Type out the complete listing below word for word, without its pictures.

%%

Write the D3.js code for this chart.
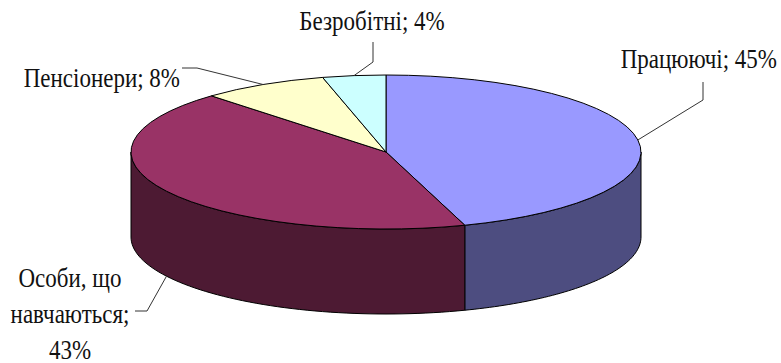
<!DOCTYPE html>
<html>
<head>
<meta charset="utf-8">
<script src="https://cdn.jsdelivr.net/npm/d3@7"></script>
<style>
  body { margin: 0; background: #fff; }
  svg { display: block; }
</style>
</head>
<body>
<div id="chart"></div>
<script>
// data (shares of respondents, %)
var categories = ["Працюючі", "Особи, що навчаються", "Пенсіонери", "Безробітні"];
var values = [45, 43, 8, 4];
var labelLines = [
  ["Працюючі; 45%"],
  ["Особи, що", "навчаються;", "43%"],
  ["Пенсіонери; 8%"],
  ["Безробітні; 4%"]
];
var topColors = ["#9999ff", "#993366", "#ffffcc", "#ccffff"];
var sideColors = ["#4d4d80", "#4d1a33", "#80805f", "#5f8080"];

var width = 781, height = 363;

// ellipse geometry of the 3d pie
var cx = 386, cy = 152, rx = 255, ry = 77, depth = 85;

var svg = d3.select("#chart")
  .append("svg")
  .attr("width", width)
  .attr("height", height);

var pie = d3.pie().sort(null).value(d => d);
var arcs = pie(values);

// point on the top ellipse for angle a (0 = 12 o'clock, clockwise)
function px(a) { return cx + rx * Math.sin(a); }
function py(a) { return cy - ry * Math.cos(a); }

// side walls: only the front half (pi/2 .. 3pi/2) is visible
var sides = svg.append("g");
arcs.forEach(function(d, i) {
  var s = Math.max(d.startAngle, Math.PI / 2);
  var e = Math.min(d.endAngle, 3 * Math.PI / 2);
  if (s >= e) return;
  var n = 60;
  var angs = d3.range(n + 1).map(k => s + (e - s) * k / n);
  var pts = angs.map(a => [px(a), py(a)])
    .concat(angs.slice().reverse().map(a => [px(a), py(a) + depth]));
  sides.append("path")
    .attr("d", d3.line()(pts) + "Z")
    .attr("fill", sideColors[i])
    .attr("stroke", "#000")
    .attr("stroke-width", 1)
    .attr("stroke-linejoin", "round");
});

// top face: a normal d3 arc squashed into an ellipse
var arc = d3.arc().innerRadius(0).outerRadius(rx);
svg.append("g")
  .attr("transform", "translate(" + cx + "," + cy + ") scale(1," + (ry / rx) + ")")
  .selectAll("path")
  .data(arcs)
  .enter()
  .append("path")
  .attr("d", arc)
  .attr("fill", (d, i) => topColors[i])
  .attr("stroke", "#000")
  .attr("stroke-width", 1)
  .attr("vector-effect", "non-scaling-stroke")
  .attr("stroke-linejoin", "round");

// label layout: text position, anchor, and leader elbow (from pie side outwards)
var layout = [
  { x: 777, y: 68, anchor: "end", elbow: [[703, 100], [703, 82]] },
  { x: 70, y: 287, anchor: "middle", elbow: [[147, 311], [135, 311]] },
  { x: 180, y: 87, anchor: "end", elbow: [[197, 68], [182, 68]] },
  { x: 372, y: 30, anchor: "middle", elbow: [[373, 62], [373, 42]] }
];

arcs.forEach(function(d, i) {
  var mid = (d.startAngle + d.endAngle) / 2;
  var front = Math.cos(mid) < 0;
  var tip = [px(mid), py(mid) + (front ? depth : 0)];
  var L = layout[i];

  // leader from pie edge to the label
  svg.append("path")
    .attr("d", d3.line()([tip].concat(L.elbow)))
    .attr("fill", "none")
    .attr("stroke", "#333")
    .attr("stroke-width", 1);

  labelLines[i].forEach(function(t, j) {
    svg.append("text")
      .attr("transform", "translate(" + L.x + "," + (L.y + j * 36) + ") scale(1,1.18)")
      .attr("text-anchor", L.anchor)
      .attr("font-family", "Liberation Serif")
      .attr("font-size", 23)
      .attr("fill", "#111")
      .text(t);
  });
});
</script>
</body>
</html>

%%

▸ Output
Write the D3.js code for this chart.
<!DOCTYPE html>
<html>
<head>
<meta charset="utf-8">
<script src="https://cdn.jsdelivr.net/npm/d3@7"></script>
<style>
  body { margin: 0; background: #fff; }
  svg { display: block; }
</style>
</head>
<body>
<div id="chart"></div>
<script>
// data (shares of respondents, %)
var categories = ["Працюючі", "Особи, що навчаються", "Пенсіонери", "Безробітні"];
var values = [45, 43, 8, 4];
var labelLines = [
  ["Працюючі; 45%"],
  ["Особи, що", "навчаються;", "43%"],
  ["Пенсіонери; 8%"],
  ["Безробітні; 4%"]
];
var topColors = ["#9999ff", "#993366", "#ffffcc", "#ccffff"];
var sideColors = ["#4d4d80", "#4d1a33", "#80805f", "#5f8080"];

var width = 781, height = 363;

// ellipse geometry of the 3d pie
var cx = 386, cy = 152, rx = 255, ry = 77, depth = 85;

var svg = d3.select("#chart")
  .append("svg")
  .attr("width", width)
  .attr("height", height);

var pie = d3.pie().sort(null).value(d => d);
var arcs = pie(values);

// point on the top ellipse for angle a (0 = 12 o'clock, clockwise)
function px(a) { return cx + rx * Math.sin(a); }
function py(a) { return cy - ry * Math.cos(a); }

// side walls: only the front half (pi/2 .. 3pi/2) is visible
var sides = svg.append("g");
arcs.forEach(function(d, i) {
  var s = Math.max(d.startAngle, Math.PI / 2);
  var e = Math.min(d.endAngle, 3 * Math.PI / 2);
  if (s >= e) return;
  var n = 60;
  var angs = d3.range(n + 1).map(k => s + (e - s) * k / n);
  var pts = angs.map(a => [px(a), py(a)])
    .concat(angs.slice().reverse().map(a => [px(a), py(a) + depth]));
  sides.append("path")
    .attr("d", d3.line()(pts) + "Z")
    .attr("fill", sideColors[i])
    .attr("stroke", "#000")
    .attr("stroke-width", 1)
    .attr("stroke-linejoin", "round");
});

// top face: a normal d3 arc squashed into an ellipse
var arc = d3.arc().innerRadius(0).outerRadius(rx);
svg.append("g")
  .attr("transform", "translate(" + cx + "," + cy + ") scale(1," + (ry / rx) + ")")
  .selectAll("path")
  .data(arcs)
  .enter()
  .append("path")
  .attr("d", arc)
  .attr("fill", (d, i) => topColors[i])
  .attr("stroke", "#000")
  .attr("stroke-width", 1)
  .attr("vector-effect", "non-scaling-stroke")
  .attr("stroke-linejoin", "round");

// label layout: text position, anchor, and leader elbow (from pie side outwards)
var layout = [
  { x: 777, y: 68, anchor: "end", elbow: [[703, 100], [703, 82]] },
  { x: 70, y: 287, anchor: "middle", elbow: [[147, 311], [135, 311]] },
  { x: 180, y: 87, anchor: "end", elbow: [[197, 68], [182, 68]] },
  { x: 372, y: 30, anchor: "middle", elbow: [[373, 62], [373, 42]] }
];

arcs.forEach(function(d, i) {
  var mid = (d.startAngle + d.endAngle) / 2;
  var front = Math.cos(mid) < 0;
  var tip = [px(mid), py(mid) + (front ? depth : 0)];
  var L = layout[i];

  // leader from pie edge to the label
  svg.append("path")
    .attr("d", d3.line()([tip].concat(L.elbow)))
    .attr("fill", "none")
    .attr("stroke", "#333")
    .attr("stroke-width", 1);

  labelLines[i].forEach(function(t, j) {
    svg.append("text")
      .attr("transform", "translate(" + L.x + "," + (L.y + j * 36) + ") scale(1,1.18)")
      .attr("text-anchor", L.anchor)
      .attr("font-family", "Liberation Serif")
      .attr("font-size", 23)
      .attr("fill", "#111")
      .text(t);
  });
});
</script>
</body>
</html>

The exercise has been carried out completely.